▸ **What you will do**
Copy from the first line below down to and including the line with "marker='s', markersize=3, zorder=3)". Skip the pictures.

— begin Information provided —

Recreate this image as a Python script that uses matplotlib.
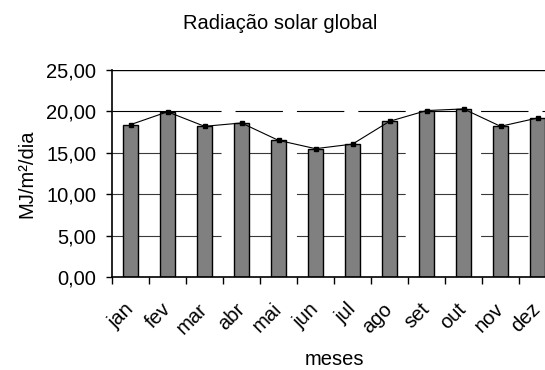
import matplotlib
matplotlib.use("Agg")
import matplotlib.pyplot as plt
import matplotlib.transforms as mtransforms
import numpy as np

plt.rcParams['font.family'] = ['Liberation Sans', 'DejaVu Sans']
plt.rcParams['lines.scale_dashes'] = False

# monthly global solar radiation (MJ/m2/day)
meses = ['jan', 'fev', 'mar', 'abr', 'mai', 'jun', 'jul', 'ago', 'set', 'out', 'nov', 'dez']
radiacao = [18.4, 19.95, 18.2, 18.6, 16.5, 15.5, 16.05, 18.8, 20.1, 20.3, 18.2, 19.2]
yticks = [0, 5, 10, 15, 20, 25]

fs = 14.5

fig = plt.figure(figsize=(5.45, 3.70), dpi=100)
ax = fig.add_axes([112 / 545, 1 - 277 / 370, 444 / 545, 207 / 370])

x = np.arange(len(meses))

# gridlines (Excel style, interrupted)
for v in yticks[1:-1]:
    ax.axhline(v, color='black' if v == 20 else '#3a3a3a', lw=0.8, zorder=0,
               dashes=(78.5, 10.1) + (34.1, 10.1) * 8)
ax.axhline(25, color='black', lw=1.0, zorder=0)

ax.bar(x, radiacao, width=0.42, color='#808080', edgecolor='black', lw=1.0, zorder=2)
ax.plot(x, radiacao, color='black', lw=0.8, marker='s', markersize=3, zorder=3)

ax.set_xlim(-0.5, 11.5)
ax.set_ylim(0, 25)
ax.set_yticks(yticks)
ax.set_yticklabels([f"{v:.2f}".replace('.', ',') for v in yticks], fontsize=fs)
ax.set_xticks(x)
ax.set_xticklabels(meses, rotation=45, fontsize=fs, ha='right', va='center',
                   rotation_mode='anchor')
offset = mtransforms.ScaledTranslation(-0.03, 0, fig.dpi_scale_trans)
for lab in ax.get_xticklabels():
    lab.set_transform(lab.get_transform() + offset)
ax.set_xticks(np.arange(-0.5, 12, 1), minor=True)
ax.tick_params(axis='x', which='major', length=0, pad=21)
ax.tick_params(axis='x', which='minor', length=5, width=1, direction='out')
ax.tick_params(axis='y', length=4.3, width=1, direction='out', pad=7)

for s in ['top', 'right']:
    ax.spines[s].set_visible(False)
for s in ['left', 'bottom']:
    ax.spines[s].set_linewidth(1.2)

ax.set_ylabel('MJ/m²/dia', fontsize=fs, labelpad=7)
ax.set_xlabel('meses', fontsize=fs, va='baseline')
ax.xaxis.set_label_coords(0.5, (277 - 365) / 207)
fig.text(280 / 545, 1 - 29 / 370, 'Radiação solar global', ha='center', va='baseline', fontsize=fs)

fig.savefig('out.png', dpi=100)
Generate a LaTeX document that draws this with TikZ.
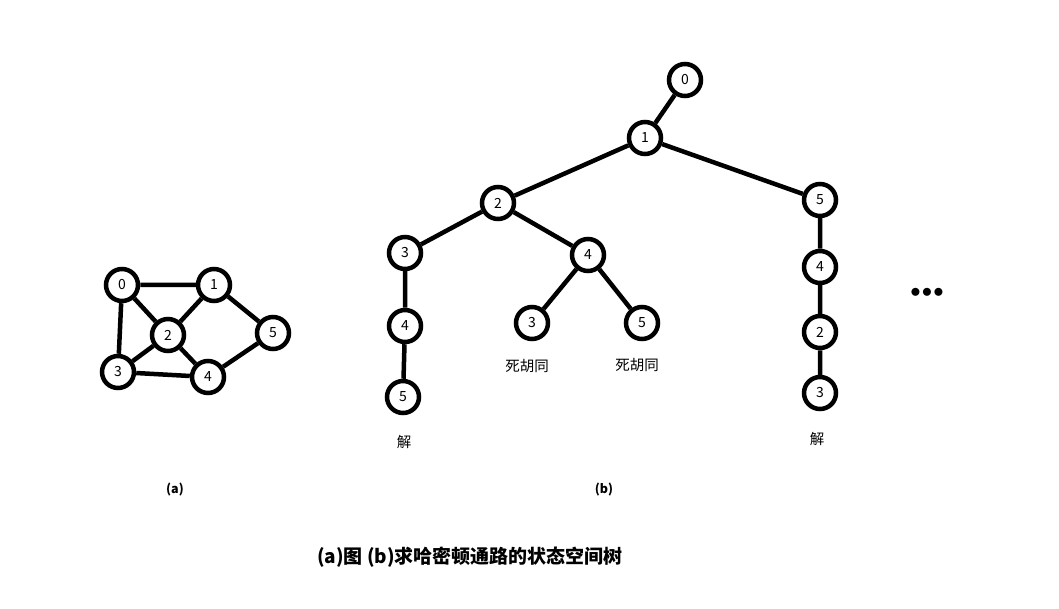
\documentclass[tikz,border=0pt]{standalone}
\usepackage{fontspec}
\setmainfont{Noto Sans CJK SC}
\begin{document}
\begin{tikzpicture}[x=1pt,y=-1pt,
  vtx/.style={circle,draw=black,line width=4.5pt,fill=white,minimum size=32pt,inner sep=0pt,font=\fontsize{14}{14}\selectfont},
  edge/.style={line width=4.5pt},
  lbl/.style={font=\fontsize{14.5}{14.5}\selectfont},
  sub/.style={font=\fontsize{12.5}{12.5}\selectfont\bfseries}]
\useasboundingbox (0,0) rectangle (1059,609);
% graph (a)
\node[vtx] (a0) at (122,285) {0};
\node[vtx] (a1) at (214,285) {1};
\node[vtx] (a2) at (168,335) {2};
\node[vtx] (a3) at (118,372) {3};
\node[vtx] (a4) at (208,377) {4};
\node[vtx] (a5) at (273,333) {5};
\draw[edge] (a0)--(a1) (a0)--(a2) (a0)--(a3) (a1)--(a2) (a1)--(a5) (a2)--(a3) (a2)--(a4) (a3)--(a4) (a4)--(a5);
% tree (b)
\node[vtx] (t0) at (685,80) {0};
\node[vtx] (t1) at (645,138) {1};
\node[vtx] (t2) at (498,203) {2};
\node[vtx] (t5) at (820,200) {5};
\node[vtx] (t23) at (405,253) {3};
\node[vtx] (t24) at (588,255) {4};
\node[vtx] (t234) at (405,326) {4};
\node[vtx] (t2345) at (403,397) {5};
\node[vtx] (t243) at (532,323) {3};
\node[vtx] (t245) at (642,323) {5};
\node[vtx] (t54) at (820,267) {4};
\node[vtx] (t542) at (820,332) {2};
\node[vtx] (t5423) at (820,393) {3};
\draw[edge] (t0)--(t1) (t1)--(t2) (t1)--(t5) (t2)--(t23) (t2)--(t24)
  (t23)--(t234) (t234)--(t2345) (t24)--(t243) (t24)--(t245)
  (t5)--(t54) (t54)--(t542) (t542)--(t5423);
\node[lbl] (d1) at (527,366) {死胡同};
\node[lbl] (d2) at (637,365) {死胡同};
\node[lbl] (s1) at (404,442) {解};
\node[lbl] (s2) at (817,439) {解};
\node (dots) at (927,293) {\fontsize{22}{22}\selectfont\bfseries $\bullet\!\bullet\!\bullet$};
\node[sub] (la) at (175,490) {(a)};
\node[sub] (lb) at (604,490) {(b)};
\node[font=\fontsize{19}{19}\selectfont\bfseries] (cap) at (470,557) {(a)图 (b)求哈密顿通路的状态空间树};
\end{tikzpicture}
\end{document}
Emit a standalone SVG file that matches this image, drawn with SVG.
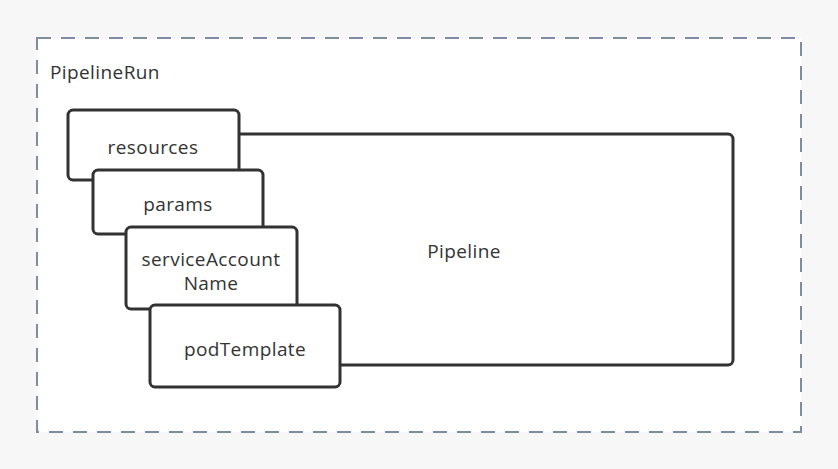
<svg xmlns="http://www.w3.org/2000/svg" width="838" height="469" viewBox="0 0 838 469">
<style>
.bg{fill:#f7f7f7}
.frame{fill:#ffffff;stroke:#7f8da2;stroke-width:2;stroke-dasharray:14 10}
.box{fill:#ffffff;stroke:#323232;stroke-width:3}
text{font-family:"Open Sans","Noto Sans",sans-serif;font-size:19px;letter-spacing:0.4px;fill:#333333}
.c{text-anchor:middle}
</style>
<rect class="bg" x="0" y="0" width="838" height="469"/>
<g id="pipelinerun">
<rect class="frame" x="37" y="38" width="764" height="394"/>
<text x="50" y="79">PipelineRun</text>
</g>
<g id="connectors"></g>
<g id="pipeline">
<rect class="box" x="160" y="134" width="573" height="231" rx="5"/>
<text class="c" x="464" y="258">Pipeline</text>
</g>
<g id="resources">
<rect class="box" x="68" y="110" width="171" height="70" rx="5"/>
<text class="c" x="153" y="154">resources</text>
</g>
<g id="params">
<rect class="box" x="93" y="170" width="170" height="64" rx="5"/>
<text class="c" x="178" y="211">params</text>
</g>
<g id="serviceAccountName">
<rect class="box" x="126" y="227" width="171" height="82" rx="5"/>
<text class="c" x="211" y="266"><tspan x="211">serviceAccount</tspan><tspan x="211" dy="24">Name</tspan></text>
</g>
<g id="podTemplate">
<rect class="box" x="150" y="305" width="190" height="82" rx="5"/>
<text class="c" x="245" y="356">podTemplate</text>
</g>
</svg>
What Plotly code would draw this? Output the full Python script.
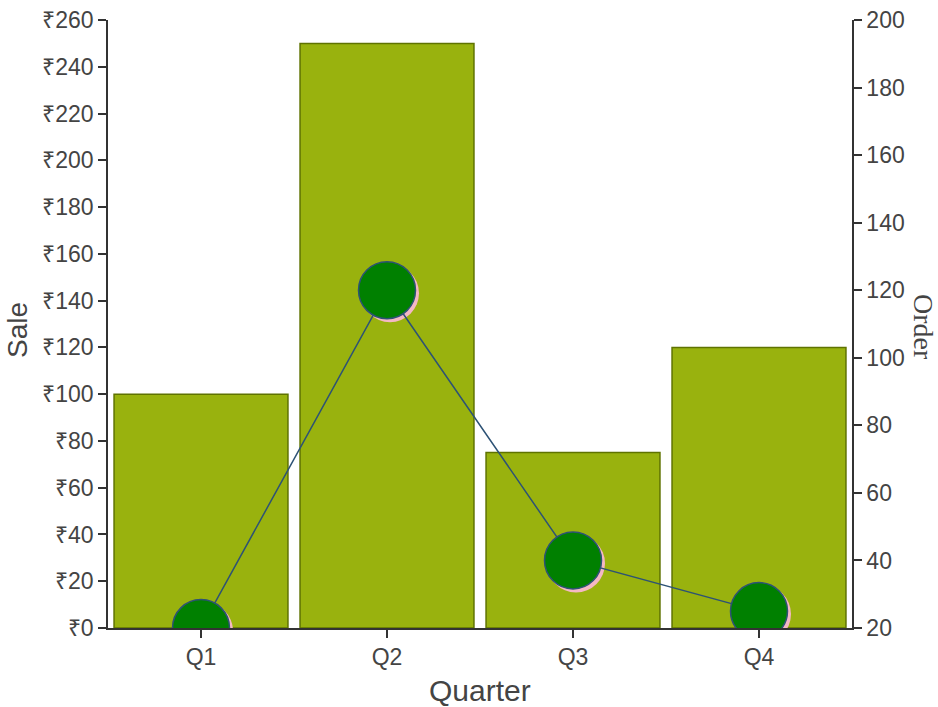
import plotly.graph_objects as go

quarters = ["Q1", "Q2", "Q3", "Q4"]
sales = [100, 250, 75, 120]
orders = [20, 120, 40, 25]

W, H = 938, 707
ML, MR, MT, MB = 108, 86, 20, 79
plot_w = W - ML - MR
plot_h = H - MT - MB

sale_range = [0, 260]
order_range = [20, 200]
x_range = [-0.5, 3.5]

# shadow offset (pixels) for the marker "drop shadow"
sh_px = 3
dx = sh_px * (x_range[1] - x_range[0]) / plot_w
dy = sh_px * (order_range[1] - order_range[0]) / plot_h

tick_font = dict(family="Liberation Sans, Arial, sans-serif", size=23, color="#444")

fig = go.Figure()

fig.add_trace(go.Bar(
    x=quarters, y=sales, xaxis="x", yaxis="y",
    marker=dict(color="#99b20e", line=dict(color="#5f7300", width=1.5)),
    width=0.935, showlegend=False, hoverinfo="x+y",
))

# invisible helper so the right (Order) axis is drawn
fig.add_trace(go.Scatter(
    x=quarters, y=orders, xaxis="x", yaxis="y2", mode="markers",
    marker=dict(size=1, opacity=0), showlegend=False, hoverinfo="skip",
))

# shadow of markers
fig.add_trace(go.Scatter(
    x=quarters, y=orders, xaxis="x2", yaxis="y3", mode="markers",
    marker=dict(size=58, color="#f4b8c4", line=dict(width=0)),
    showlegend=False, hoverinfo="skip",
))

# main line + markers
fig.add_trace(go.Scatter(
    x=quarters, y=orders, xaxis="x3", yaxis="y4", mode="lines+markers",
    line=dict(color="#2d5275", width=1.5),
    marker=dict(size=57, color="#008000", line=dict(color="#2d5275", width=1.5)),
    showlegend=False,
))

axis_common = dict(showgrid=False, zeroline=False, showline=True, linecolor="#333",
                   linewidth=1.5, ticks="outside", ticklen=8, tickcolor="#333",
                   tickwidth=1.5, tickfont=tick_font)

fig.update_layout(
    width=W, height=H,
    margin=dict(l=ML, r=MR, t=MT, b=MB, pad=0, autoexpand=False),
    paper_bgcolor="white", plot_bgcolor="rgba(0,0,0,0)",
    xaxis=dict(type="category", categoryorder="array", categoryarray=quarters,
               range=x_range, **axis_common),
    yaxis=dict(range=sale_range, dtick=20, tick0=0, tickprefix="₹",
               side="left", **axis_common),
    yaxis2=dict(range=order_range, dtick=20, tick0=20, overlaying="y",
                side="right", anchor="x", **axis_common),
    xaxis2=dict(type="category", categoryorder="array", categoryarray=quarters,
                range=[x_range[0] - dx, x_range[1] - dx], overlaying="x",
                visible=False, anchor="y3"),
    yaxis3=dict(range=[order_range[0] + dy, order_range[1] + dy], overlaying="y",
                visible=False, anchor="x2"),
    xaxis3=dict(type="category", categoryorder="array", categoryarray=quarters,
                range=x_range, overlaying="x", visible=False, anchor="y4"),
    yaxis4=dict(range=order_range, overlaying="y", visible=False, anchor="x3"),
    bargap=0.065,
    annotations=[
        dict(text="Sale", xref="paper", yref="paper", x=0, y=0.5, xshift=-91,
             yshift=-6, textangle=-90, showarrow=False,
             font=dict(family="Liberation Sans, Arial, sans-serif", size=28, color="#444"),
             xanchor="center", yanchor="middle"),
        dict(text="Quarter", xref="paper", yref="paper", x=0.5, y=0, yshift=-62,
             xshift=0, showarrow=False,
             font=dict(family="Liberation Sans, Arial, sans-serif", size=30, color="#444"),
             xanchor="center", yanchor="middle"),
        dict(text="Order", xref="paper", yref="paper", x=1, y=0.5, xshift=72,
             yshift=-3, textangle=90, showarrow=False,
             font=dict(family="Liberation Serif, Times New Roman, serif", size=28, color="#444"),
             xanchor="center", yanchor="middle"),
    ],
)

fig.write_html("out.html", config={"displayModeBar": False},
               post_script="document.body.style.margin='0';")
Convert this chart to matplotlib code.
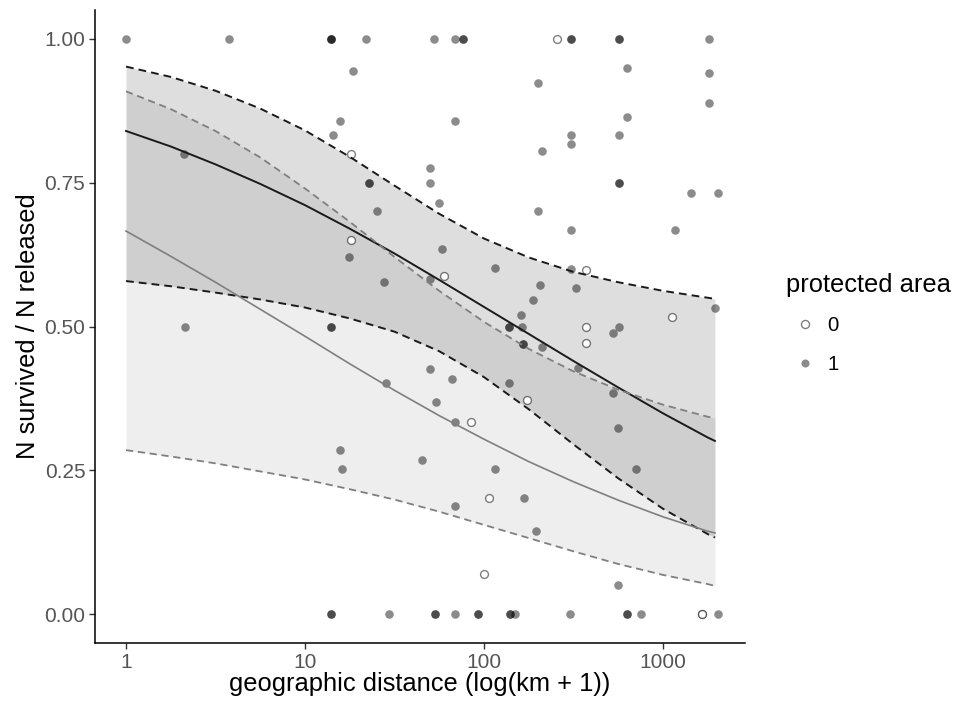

— end Information provided —

▸ **Answer to this exercise**
Recreate this image as a Python script that uses matplotlib.
import matplotlib
matplotlib.use("Agg")
import matplotlib.pyplot as plt
import matplotlib.transforms as mtransforms
import numpy as np

plt.rcParams['font.family'] = ['Liberation Sans', 'DejaVu Sans']
plt.rcParams['lines.scale_dashes'] = False

# monthly global solar radiation (MJ/m2/day)
meses = ['jan', 'fev', 'mar', 'abr', 'mai', 'jun', 'jul', 'ago', 'set', 'out', 'nov', 'dez']
radiacao = [18.4, 19.95, 18.2, 18.6, 16.5, 15.5, 16.05, 18.8, 20.1, 20.3, 18.2, 19.2]
yticks = [0, 5, 10, 15, 20, 25]

fs = 14.5

fig = plt.figure(figsize=(5.45, 3.70), dpi=100)
ax = fig.add_axes([112 / 545, 1 - 277 / 370, 444 / 545, 207 / 370])

x = np.arange(len(meses))

# gridlines (Excel style, interrupted)
for v in yticks[1:-1]:
    ax.axhline(v, color='black' if v == 20 else '#3a3a3a', lw=0.8, zorder=0,
               dashes=(78.5, 10.1) + (34.1, 10.1) * 8)
ax.axhline(25, color='black', lw=1.0, zorder=0)

ax.bar(x, radiacao, width=0.42, color='#808080', edgecolor='black', lw=1.0, zorder=2)
ax.plot(x, radiacao, color='black', lw=0.8, marker='s', markersize=3, zorder=3)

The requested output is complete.